Nevertheless, it is true. Evangelical churches reacted powerfully in the 1990s to the persecution of Christians in Sudan, and American policy there was more activist than it would have been had they stayed silent. But in the last decade ancient Christian communities in Iraq and Syria have been ravaged. Nina Shea of the Hudson Institute has told the story in books and articles, such as this portion of a recentNational Review article:
ISIS and other Islamist extremists are waging genocide, the most egregious of all human-rights atrocities, against Christians, Yazidis, Mandaeans, and other defenseless religious minorities. . . . Similar to Jews under Nazi domination during World War II, the Christians and other minorities in the Middle East today are facing, in addition to the wartime privations suffered by the general population, a relentless and deliberate extermination campaign being carried out in the name of Islamic purification. In the summer of 2014, ISIS launched its caliphate from Mosul by marking Christian homes with the red letter “N,” for “Nazarene,” before confiscating them and exiling their owners. Since then, it has pursued Christians and the other minorities with a systematic intensity intended to delete every trace of their ancient presence. Solely for their religion, Christians and Yazidis have been beheaded, enslaved, abducted and sold, forcibly converted to Islam, and stripped of all their property. Their houses of worship and their cultural artifacts have been expropriated or demolished, including the fifth-century monastery in Qaraytain and Nineveh’s fourth-century Mar Behnam monastery.
The facts are not really in doubt. Christians form decent-sized minorities in Egypt and Lebanon, and tiny minorities elsewhere in the Middle East. Today those communities are (except, of course, in Israel) under great risk—especially in Iraq and Syria—and thousands are fleeing for their lives. So put aside for the moment the issue of additional military intervention in the Middle East to protect them, and ask instead why we and the Europeans do not at least rescue Christians who are fleeing. In the current European refugee crisis, only Hungary’s repellent prime minister, Viktor Orbán, has said that the West should do so. “We shouldn’t forget that the people who are coming here grew up in a different religion and represent a completely different culture. Most are not Christian, but Muslim. . . . That is an important question, because Europe and European culture have Christian roots,” he wrote. Donald Tusk, the Pole who is president of the European Council, rebuked Orbán and said, “Referring to Christianity in a public debate on migration must mean in the first place the readiness to show solidarity and sacrifice. For a Christian it shouldn’t matter what race, religion and nationality the person in need represents.”

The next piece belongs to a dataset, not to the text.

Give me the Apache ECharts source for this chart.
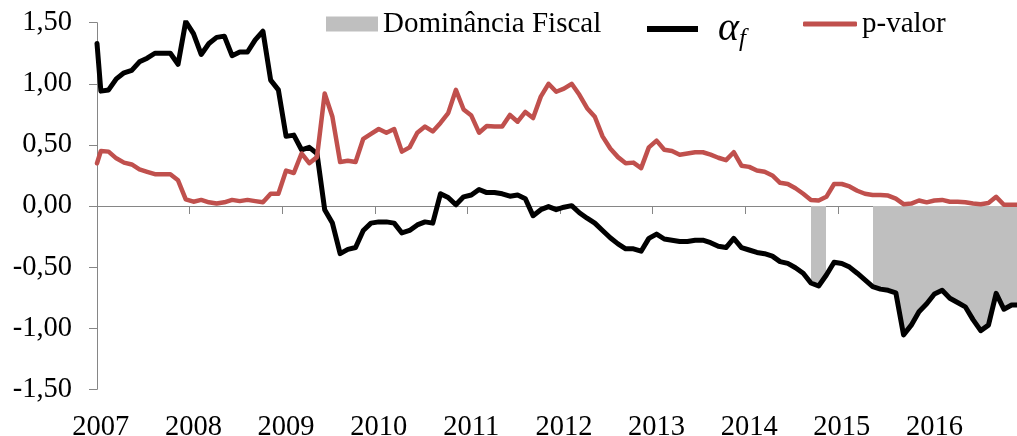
<!DOCTYPE html>
<html><head><meta charset="utf-8">
<script src="https://cdn.jsdelivr.net/npm/echarts@6/dist/echarts.min.js"></script>
<style>html,body{margin:0;padding:0;background:#fff}#c{width:1017px;height:436px}</style>
</head><body><div id="c"></div>
<script>
// ---- data ----
const years = ['2007','2008','2009','2010','2011','2012','2013','2014','2015','2016'];
// x position of each observation, in months since the start of Jan 2007
const monthPos = [0].concat(Array.from({length: 120}, (_, k) => k + 0.5));
const alphaF = [1.33,
  0.94,0.95,1.04,1.09,1.11,1.18,1.21,1.25,1.25,1.25,1.16,1.51,
  1.41,1.24,1.33,1.38,1.39,1.23,1.26,1.26,1.36,1.43,1.03,0.95,
  0.57,0.58,0.46,0.48,0.43,-0.03,-0.14,-0.39,-0.355,-0.34,-0.20,-0.14,
  -0.13,-0.13,-0.14,-0.22,-0.20,-0.155,-0.13,-0.14,0.10,0.07,0.01,0.075,
  0.09,0.135,0.11,0.11,0.10,0.08,0.09,0.06,-0.08,-0.03,-0.005,-0.03,
  -0.01,0.003,-0.055,-0.10,-0.14,-0.20,-0.26,-0.31,-0.35,-0.35,-0.37,-0.265,
  -0.23,-0.27,-0.28,-0.29,-0.29,-0.28,-0.28,-0.30,-0.33,-0.34,-0.265,-0.34,
  -0.36,-0.38,-0.39,-0.41,-0.455,-0.47,-0.505,-0.55,-0.63,-0.655,-0.565,-0.46,
  -0.47,-0.50,-0.55,-0.605,-0.66,-0.68,-0.69,-0.71,-1.055,-0.975,-0.865,-0.80,
  -0.72,-0.69,-0.755,-0.79,-0.825,-0.93,-1.02,-0.975,-0.715,-0.845,-0.81,-0.81];
const pValor = [0.35,
  0.45,0.445,0.39,0.355,0.34,0.30,0.28,0.26,0.26,0.26,0.21,0.055,
  0.035,0.05,0.03,0.02,0.03,0.05,0.04,0.05,0.04,0.03,0.10,0.10,
  0.29,0.27,0.43,0.35,0.40,0.92,0.73,0.36,0.37,0.36,0.55,0.59,
  0.63,0.60,0.63,0.445,0.48,0.60,0.65,0.61,0.68,0.76,0.95,0.79,
  0.74,0.60,0.655,0.65,0.65,0.745,0.69,0.77,0.72,0.895,1.00,0.935,
  0.96,1.00,0.91,0.80,0.73,0.57,0.47,0.40,0.35,0.355,0.31,0.48,
  0.535,0.46,0.45,0.42,0.43,0.44,0.44,0.42,0.395,0.375,0.44,0.33,
  0.32,0.29,0.28,0.25,0.19,0.18,0.145,0.10,0.05,0.045,0.075,0.18,
  0.18,0.16,0.125,0.10,0.09,0.09,0.085,0.06,0.015,0.02,0.045,0.03,
  0.045,0.05,0.035,0.035,0.03,0.02,0.015,0.025,0.075,0.01,0.01,0.01];
// fiscal-dominance periods [from, to] in months since Jan 2007
const dominance = [[92.5, 94.5], [100.5, 121]];
const yMin = -1.5, yMax = 1.5, yStep = 0.5;
const xMax = 119.2;            // visible span of the time axis, in months

// ---- chart ----
const FONT = "'Liberation Serif', 'Times New Roman', serif";
const GRAY_AX = '#868686';
const yearTicks = years.map((_, i) => i * 12);
const chart = echarts.init(document.getElementById('c'), null, {renderer: 'canvas'});
chart.setOption({
  animation: false,
  backgroundColor: '#ffffff',
  grid: {left: 97, top: 22.7, right: 0, height: 366.6, containLabel: false, outerBoundsMode: 'none'},
  xAxis: [{
    type: 'value', min: 0, max: xMax,
    axisLine: {show: true, onZero: true, lineStyle: {color: GRAY_AX, width: 1}},
    axisTick: {show: true, length: 8, customValues: yearTicks, lineStyle: {color: GRAY_AX, width: 1}},
    axisLabel: {show: false}, splitLine: {show: false}
  }, {
    type: 'value', min: 0, max: xMax, position: 'bottom',
    axisLine: {show: false, onZero: false}, axisTick: {show: false}, splitLine: {show: false},
    axisLabel: {customValues: yearTicks, margin: 24, color: '#000', fontFamily: FONT, fontSize: 28.5,
      padding: [0, 0, 0, 7.7],
      formatter: v => years[Math.round(v / 12)] || ''}
  }],
  yAxis: {
    type: 'value', min: yMin, max: yMax, interval: yStep,
    axisLine: {show: true, lineStyle: {color: GRAY_AX, width: 1}},
    axisTick: {show: true, length: 8, lineStyle: {color: GRAY_AX, width: 1}},
    splitLine: {show: false},
    axisLabel: {margin: 25, color: '#000', fontFamily: FONT, fontSize: 28.5,
      formatter: v => v.toFixed(2).replace('.', ',')}
  },
  visualMap: {
    type: 'piecewise', show: false, dimension: 0, seriesIndex: 0,
    pieces: dominance.map(([a, b]) => ({gte: a, lte: b, color: '#BFBFBF'})),
    outOfRange: {color: 'rgba(0,0,0,0)'}
  },
  legend: [{
    left: 326, top: 9, padding: 0, icon: 'rect', itemWidth: 52, itemHeight: 15,
    data: [{name: 'Dominância Fiscal', itemStyle: {color: '#BFBFBF'}}],
    textStyle: {fontFamily: FONT, fontSize: 29, color: '#000', lineHeight: 30}
  }, {
    left: 647, top: 9, padding: 0, icon: 'rect', itemWidth: 51, itemHeight: 6,
    data: [{name: 'αf', itemStyle: {color: '#000'}}],
    formatter: () => '{a|α}{s|f}',
    textStyle: {fontFamily: FONT, fontSize: 29, color: '#000', lineHeight: 30,
      rich: {
        a: {fontFamily: FONT, fontStyle: 'italic', fontSize: 40, color: '#000', padding: [0, 0, 0, 15]},
        s: {fontFamily: FONT, fontStyle: 'italic', fontSize: 25, color: '#000', padding: [20, 0, 0, 0]}
      }}
  }, {
    left: 803, top: 9, padding: 0, icon: 'roundRect', itemWidth: 54, itemHeight: 5,
    data: [{name: 'p-valor', itemStyle: {color: '#C0504D'}}],
    textStyle: {fontFamily: FONT, fontSize: 29, color: '#000', lineHeight: 30}
  }],
  series: [{
    name: 'Dominância Fiscal', type: 'line', xAxisIndex: 0,
    data: monthPos.map((x, i) => [x, alphaF[i]]),
    showSymbol: false, symbol: 'none', silent: true,
    lineStyle: {width: 0, opacity: 0},
    itemStyle: {color: '#BFBFBF'},
    areaStyle: {opacity: 1}, z: 1
  }, {
    name: 'αf', type: 'line', xAxisIndex: 0,
    data: monthPos.map((x, i) => [x, alphaF[i]]),
    showSymbol: false, symbol: 'none',
    lineStyle: {color: '#000', width: 5, join: 'round', cap: 'round'},
    itemStyle: {color: '#000'}, z: 3
  }, {
    name: 'p-valor', type: 'line', xAxisIndex: 0,
    data: monthPos.map((x, i) => [x, pValor[i]]),
    showSymbol: false, symbol: 'none',
    lineStyle: {color: '#C0504D', width: 4.5, join: 'round', cap: 'round'},
    itemStyle: {color: '#C0504D'}, z: 4
  }]
});
</script></body></html>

So, no special treatment for Christians. U.S. policy follows the same pattern—in theory, anyway. In practice Christians may actually have a harder time getting into the United States. Nina Shea points out that the United States accepts only refugees referred to it by the U.N. High Commissioner for Refugees, but Christian and other religious minority refugees often fear registering with the UNHCR and living in its camps because of their overwhelming Muslim majorities.